The conceptual, legal, and physical infrastructure of occupation aims to entrench separation, disaffiliation, and, most profoundly, estrangement. Madeleine Thien in “The Land in Winter”

♦ Then: I don’t know how many articles I wrote, lectures I gave, and manifestos I signed in those years opposing this caricatured vision of Israel, and affirming that it was a pluralistic and democratic society.

[…]

And now: I am very critical of this policy not only because it seems to me right to be so, but also because I feel that the ever more colonialist bias of recent governments—I am referring to the governments of Sharon and Netanyahu—may be terribly prejudicial to Israeli democracy and the future of the country. Nothing degrades the political life of a nation more than sliding down a nationalist or colonialist path. Mario Vargas Llosa in “Journey to the West Bank”

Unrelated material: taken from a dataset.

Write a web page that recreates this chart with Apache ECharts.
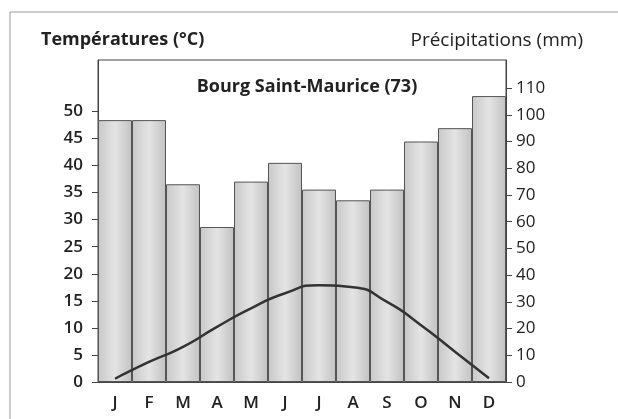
<!DOCTYPE html>
<html>
<head>
<meta charset="utf-8">
<script src="https://cdn.jsdelivr.net/npm/echarts@6/dist/echarts.min.js"></script>
<style>
  html, body { margin: 0; padding: 0; background: #fff; }
  #main { width: 618px; height: 419px; }
</style>
</head>
<body>
<div id="main"></div>
<script>
// mois
var months = ['J', 'F', 'M', 'A', 'M', 'J', 'J', 'A', 'S', 'O', 'N', 'D'];
// précipitations (mm)
var precip = [98, 98, 74, 58, 75, 82, 72, 68, 72, 90, 95, 107];
// températures (°C)
var temps = [0.6, 3.7, 6.5, 10.2, 13.6, 16.4, 17.9, 17.5, 14.8, 10.5, 5.6, 0.7];
// graduations
var tempTicks = [0, 5, 10, 15, 20, 25, 30, 35, 40, 45, 50];
var precipTicks = [0, 10, 20, 30, 40, 50, 60, 70, 80, 90, 100, 110];

var font = '"Open Sans", "DejaVu Sans", sans-serif';
var myChart = echarts.init(document.getElementById('main'));
myChart.setOption({
    animation: false,
    title: [
        { text: 'Températures (°C)', left: 36, top: 26,
          textStyle: { fontFamily: font, fontSize: 18, fontWeight: 'bold', color: '#222' } },
        { text: 'Précipitations (mm)', right: 30, top: 26,
          textStyle: { fontFamily: font, fontSize: 19, fontWeight: 'normal', color: '#222' } },
        { text: 'Bourg Saint-Maurice (73)', left: 302, top: 73, textAlign: 'center',
          textStyle: { fontFamily: font, fontSize: 18, fontWeight: 'bold', color: '#222' } }
    ],
    graphic: [
        { type: 'polyline', shape: { points: [[10, 419], [10, 12], [618, 12]] },
          style: { stroke: '#999', lineWidth: 1, fill: null } }
    ],
    grid: { left: 98, right: 112, top: 60, bottom: 37, show: true,
            borderColor: '#444', borderWidth: 1 },
    xAxis: {
        type: 'category',
        data: months,
        axisLine: { lineStyle: { color: '#444' } },
        axisTick: { alignWithLabel: true, length: 6, lineStyle: { color: '#444' } },
        axisLabel: { fontFamily: font, fontSize: 17, fontWeight: 600, color: '#222', margin: 13 }
    },
    yAxis: [
        {
            type: 'value', min: 0, max: 59.5, position: 'left',
            splitLine: { show: false },
            axisLine: { show: true, lineStyle: { color: '#444' } },
            axisTick: { show: true, length: 6, customValues: tempTicks, lineStyle: { color: '#444' } },
            axisLabel: { customValues: tempTicks, fontFamily: font, fontSize: 17, fontWeight: 600,
                         color: '#222', margin: 15 }
        },
        {
            type: 'value', min: 0, max: 120.5, position: 'right',
            splitLine: { show: false },
            axisLine: { show: true, lineStyle: { color: '#444' } },
            axisTick: { show: true, length: 6, customValues: precipTicks, lineStyle: { color: '#444' } },
            axisLabel: { customValues: precipTicks, fontFamily: font, fontSize: 17,
                         color: '#222', margin: 10 }
        }
    ],
    series: [
        {
            name: 'Précipitations',
            type: 'bar',
            yAxisIndex: 1,
            barCategoryGap: '0%',
            data: precip,
            itemStyle: {
                borderColor: '#555',
                borderWidth: 1,
                color: new echarts.graphic.LinearGradient(0, 0, 1, 0, [
                    { offset: 0, color: '#c8c8c8' },
                    { offset: 0.5, color: '#e4e4e4' },
                    { offset: 1, color: '#c2c2c2' }
                ])
            }
        },
        {
            name: 'Températures',
            type: 'line',
            yAxisIndex: 0,
            smooth: 0.6,
            symbol: 'none',
            data: temps,
            lineStyle: { color: '#333', width: 2.5 },
            z: 5
        }
    ]
});
</script>
</body>
</html>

♦ We have arrived, we are told, at the village of Susiya. The dust stirred by our vehicle settles. We look around—and see nothing. Where is the village Susiya? Here is only dust, stone, rubble, and the white heat of the sun.

[…]

Blink, and you will see the caves where people once lived but have been bulldozed, smashed, their entrances blocked with rocks. So now there is only a blue tarpaulin or two, held up by sticks. Anita Desai in “Visible, Invisible: Two Worlds”

♦ Silence in regard to the inherent immorality of the regime of occupation—which both oppresses Palestinian society and corrupts Israeli society—is rampant in Israeli society and, to a certain degree, in the international community. Michael Chabon in “Afterword”

It is difficult not to agree with Chabon.

 

 


Maya Khankhoje was thrilled to step on Israeli soil at the Tel Aviv airport on her way from one continent to another one. That was two years before the six-day war of 1967. Now she would be heartbroken.